Thinking of spacetime as a liquid may be a helpful analogy. We often picture space and time as fundamental backdrops to the universe. But what if they are not fundamental, and built instead of smaller ingredients that exist on a deeper layer of reality that we cannot sense? If that were the case, spacetime’s properties would “emerge” from the underlying physics of its constituents, just as water’s properties emerge from the particles that comprise it. “Water is made of discrete, individual molecules, which interact with each other according to the laws of quantum mechanics, but liquid water appears continuous and flowing and transparent and refracting,” explains Ted Jacobson, a physicist at the University of Maryland, College Park. “These are all ‘emergent’ properties that cannot be found in the individual molecules, even though they ultimately derive from the properties of those molecules.”

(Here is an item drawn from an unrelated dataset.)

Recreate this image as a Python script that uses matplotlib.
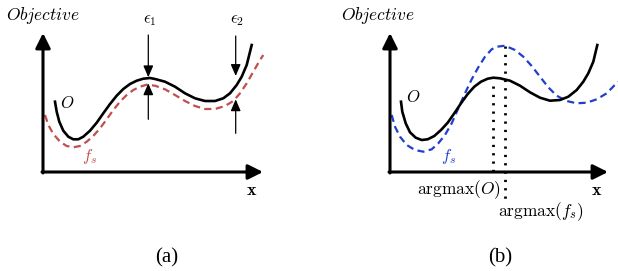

Physicists have been considering this possibility since the 1990s in an attempt to reconcile the dominant theory of gravity on a large scale — general relativity — with the theory governing the very smallest bits of the universe—quantum mechanics. Both theories appear to work perfectly within their respective domains, but conflict with one another in situations that combine the large and small, such as black holes (extremely large mass, extremely small volume). Many physicists have tried to solve the problem by ‘quantizing’ gravity — dividing it into smaller bits, just as quantum mechanics breaks down many quantities, such as particles’ energy levels, into discrete packets. “There are many attempts to quantize gravity—string theory and loop quantum gravity are alternative approaches that can both claim to have gone a good leg forward,” says Stefano Liberati, a physicist at the International School for Advanced Studies (SISSA) in Trieste, Italy.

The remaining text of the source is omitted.